§ **Required work**: All pictures are to be skipped; retype only the lines from the top of the entries through the line with "from bokeh.core.properties import value", both included.

§ **Data to process**:
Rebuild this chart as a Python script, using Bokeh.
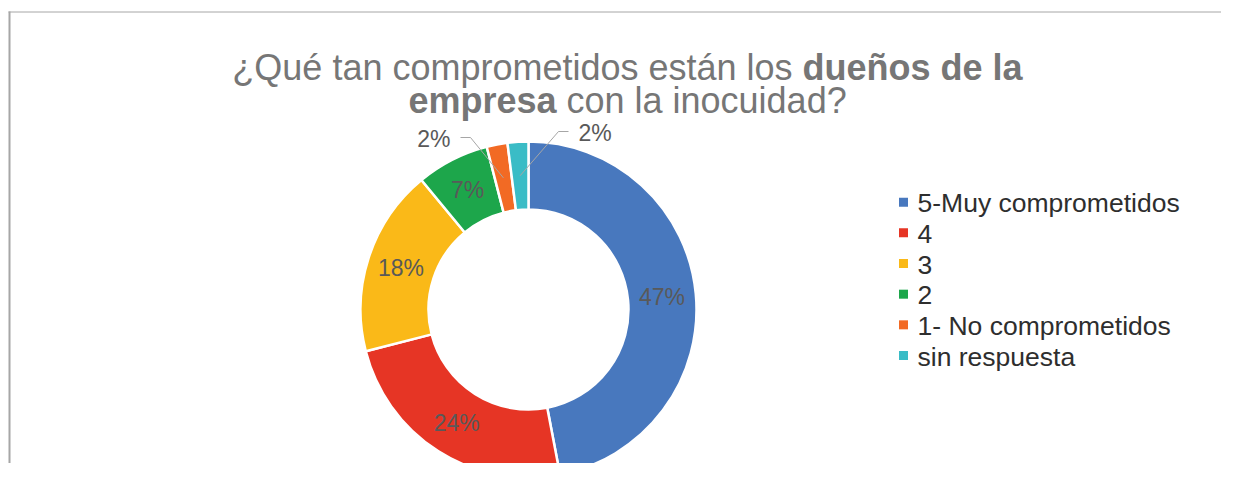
import numpy as np
from bokeh.plotting import figure
from bokeh.models import Range1d, Label, ColumnDataSource
from bokeh.embed import file_html
from bokeh.resources import INLINE
from bokeh.core.properties import value

# ---- data ----
categories = ["5-Muy comprometidos", "4", "3", "2", "1- No comprometidos", "sin respuesta"]
values = [47, 24, 18, 7, 2, 2]
colors = ["#4878BE", "#E63525", "#FAB918", "#1DA64B", "#F26A24", "#3ABCC6"]
title_line1 = ("¿Qué tan comprometidos están los", "dueños de la")   # (regular, bold)
title_line2 = ("empresa", "con la inocuidad?")                       # (bold, regular)

# ---- layout ----
W, H = 1221, 463
FONT = "Liberation Sans"
p = figure(width=W, height=H, output_backend="svg", toolbar_location=None,
           x_range=Range1d(0, W), y_range=Range1d(0, H), min_border=0,
           x_axis_location=None, y_axis_location=None)
p.grid.visible = False
p.outline_line_color = None
p.background_fill_color = "white"
p.border_fill_color = "white"

def Y(py):
    return H - py

# chart border (left + top)
p.segment(x0=[9, 8], y0=[Y(11), Y(11.5)], x1=[9, W], y1=[0, Y(11.5)],
          line_color="#A6A6A6", line_width=[2, 1])

# ---- donut ----
CX, CY = 528, Y(309)
R_IN, R_OUT = 100, 168
vals = np.array(values, dtype=float)
frac = vals / vals.sum()
cum = np.concatenate([[0.0], np.cumsum(frac)])
start = np.pi / 2 - 2 * np.pi * cum[1:]
end = np.pi / 2 - 2 * np.pi * cum[:-1]
src = ColumnDataSource(dict(start=start, end=end, color=colors, cat=categories))
p.annular_wedge(x=CX, y=CY, inner_radius=R_IN, outer_radius=R_OUT,
                inner_radius_units="screen", outer_radius_units="screen",
                start_angle="start", end_angle="end", direction="anticlock",
                fill_color="color", line_color="white", line_width=2.5, source=src)

# ---- data labels ----
mid = 2 * np.pi * (cum[:-1] + cum[1:]) / 2
RM = (R_IN + R_OUT) / 2
mx = CX + RM * np.sin(mid)
my = CY + RM * np.cos(mid)
labels = [f"{v}%" for v in values]
LBL = dict(text_font=value(FONT), text_font_size="23px", text_color="#595959")

inside = [i for i in range(len(values)) if values[i] >= 5]
p.text(x=[mx[i] for i in inside], y=[my[i] for i in inside],
       text=[labels[i] for i in inside], text_align="center",
       text_baseline="middle", **LBL)

# outside labels with leader lines (elbow position, horizontal run, side)
outside = {4: (470, 137, -10, "right"), 5: (558, 131, 10, "left")}
for i, (ex, ey, run, side) in outside.items():
    p.line(x=[mx[i], ex, ex + run], y=[my[i], Y(ey), Y(ey)],
           line_color="#A6A6A6", line_width=1)
    tx = ex + run + (-10 if side == "right" else 10)
    p.text(x=[tx], y=[Y(ey) - 1], text=[labels[i]], text_align=side,
           text_baseline="middle", **LBL)

# ---- legend ----
LX, LY0, LDY = 903, 201.7, 30.66
ly = [Y(LY0 + k * LDY) for k in range(len(categories))]
p.scatter(x=[LX] * len(categories), y=ly, marker="square", size=9,
          fill_color=colors, line_color=None)
p.text(x=[LX + 14] * len(categories), y=[v - 1 for v in ly], text=categories,
       text_align="left", text_baseline="middle", text_font=value(FONT),
       text_font_size="26.5px", text_color="#2E2E2E")

# ---- title (mixed regular / bold) ----
REG = {" ": 278, "¿": 611, "Q": 778, "u": 556, "é": 556, "t": 278, "a": 556, "n": 556,
       "c": 500, "o": 556, "m": 833, "p": 556, "r": 333, "e": 556, "i": 222, "d": 556,
       "s": 500, "á": 556, "l": 222, "?": 556}
BOLD = {" ": 278, "d": 611, "u": 611, "e": 556, "ñ": 611, "o": 611, "s": 556, "l": 278,
        "a": 556, "m": 889, "p": 611, "r": 389}

def tw(s, table, fs):
    return sum(table.get(ch, 556) for ch in s) / 1000 * fs

TFS = 36
TCX = 627
TCOL = "#767676"
sp = 278 / 1000 * TFS
B1, B2 = 67, 100

w1a = tw(title_line1[0], REG, TFS)
w1b = tw(title_line1[1], BOLD, TFS)
x1 = TCX - (w1a + sp + w1b) / 2
p.add_layout(Label(x=x1, y=Y(B1), text=title_line1[0], text_font=FONT,
                   text_font_size=f"{TFS}px", text_color=TCOL, text_baseline="alphabetic"))
p.add_layout(Label(x=x1 + w1a + sp, y=Y(B1), text=title_line1[1], text_font=FONT,
                   text_font_size=f"{TFS}px", text_color=TCOL, text_font_style="bold",
                   text_baseline="alphabetic"))

w2a = tw(title_line2[0], BOLD, TFS)
w2b = tw(title_line2[1], REG, TFS)
x2 = TCX - (w2a + sp + w2b) / 2
p.add_layout(Label(x=x2, y=Y(B2), text=title_line2[0], text_font=FONT,
                   text_font_size=f"{TFS}px", text_color=TCOL, text_font_style="bold",
                   text_baseline="alphabetic"))
p.add_layout(Label(x=x2 + w2a + sp, y=Y(B2), text=title_line2[1], text_font=FONT,
                   text_font_size=f"{TFS}px", text_color=TCOL, text_baseline="alphabetic"))

open("out.html", "w").write(file_html(p, INLINE))
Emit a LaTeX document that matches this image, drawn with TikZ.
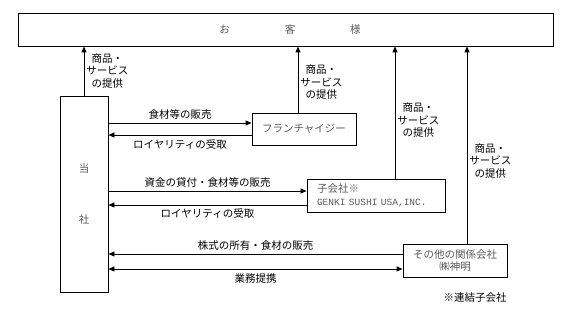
\documentclass[tikz,border=0pt]{standalone}
\usepackage{fontspec}
\setmainfont{Noto Sans CJK JP}
\newfontfamily\latinmono{Liberation Mono}
\usetikzlibrary{arrows.meta,calc}

\begin{document}
\begin{tikzpicture}[x=1pt,y=-1pt,line width=0.9pt,
  >={Triangle[length=6pt,width=5pt]},
  box/.style={draw,rectangle,inner sep=0pt,text=black!65,
    font=\fontsize{10.5}{12.5}\selectfont},
  lab/.style={font=\fontsize{10.5}{12.5}\selectfont,align=center,inner sep=0pt}]
\useasboundingbox (0,0) rectangle (566,328);
% boxes
\node[box,minimum width=535pt,minimum height=33pt] (okyaku) at (285.5,29.5)
  {\hspace{9pt}お\hspace{55pt}客\hspace{55pt}様};
\node[box,minimum width=48pt,minimum height=196pt,align=center] (tosha) at (84,194)
  {当\\[38pt]社};
\node[box,minimum width=104pt,minimum height=32pt] (fc) at (304,129) {フランチャイジー};
\node[box,minimum height=33pt,text width=118pt,inner xsep=10pt,align=left] (kogaisha) at (376,195.5)
  {子会社※\\[1pt]{\latinmono\fontsize{9.5}{12}\selectfont GENKI SUSHI USA,INC.}};
\node[box,minimum width=104pt,minimum height=33pt,align=center] (sono) at (455,260.5)
  {その他の関係会社\\㈱神明};
\node[lab,anchor=east] (note) at (507,298) {※連結子会社};
% up to the customers
\foreach \src/\dx/\p/\i in {tosha/0/0.5/1,fc/-6/0.46/2,kogaisha/19/0.44/3,sono/12/0.42/4}{
  \draw[->] ([xshift=\dx pt]\src.north) -- ([xshift=\dx pt]\src.north |- okyaku.south)
    node[lab,pos=\p,right=2pt] (sv\i) {商品・\\サービス\\の提供};
}
% between the company and the others
\draw[->] ([yshift=6pt]fc.west -| tosha.east) -- ([yshift=6pt]fc.west)
  node[lab,midway,above=3pt] (t1) {食材等の販売};
\draw[->] ([yshift=-6pt]fc.west) -- ([yshift=-6pt]fc.west -| tosha.east)
  node[lab,midway,below=4pt] (t2) {ロイヤリティの受取};
\draw[->] ([yshift=4.5pt]kogaisha.west -| tosha.east) -- ([yshift=4.5pt]kogaisha.west)
  node[lab,midway,above=3pt] (t3) {資金の貸付・食材等の販売};
\draw[->] ([yshift=-9.5pt]kogaisha.west) -- ([yshift=-9.5pt]kogaisha.west -| tosha.east)
  node[lab,midway,below=3pt] (t4) {ロイヤリティの受取};
\draw[->] ([yshift=6.5pt]sono.west) -- ([yshift=6.5pt]sono.west -| tosha.east)
  node[lab,midway,above=3pt] (t5) {株式の所有・食材の販売};
\draw[<->] ([yshift=-8.5pt]sono.west) -- ([yshift=-8.5pt]sono.west -| tosha.east)
  node[lab,midway,below=4pt] (t6) {業務提携};
\end{tikzpicture}
\end{document}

§ **Solution to this problem**:
Rebuild this chart as a Python script, using Bokeh.
import numpy as np
from bokeh.plotting import figure
from bokeh.models import Range1d, Label, ColumnDataSource
from bokeh.embed import file_html
from bokeh.resources import INLINE
from bokeh.core.properties import value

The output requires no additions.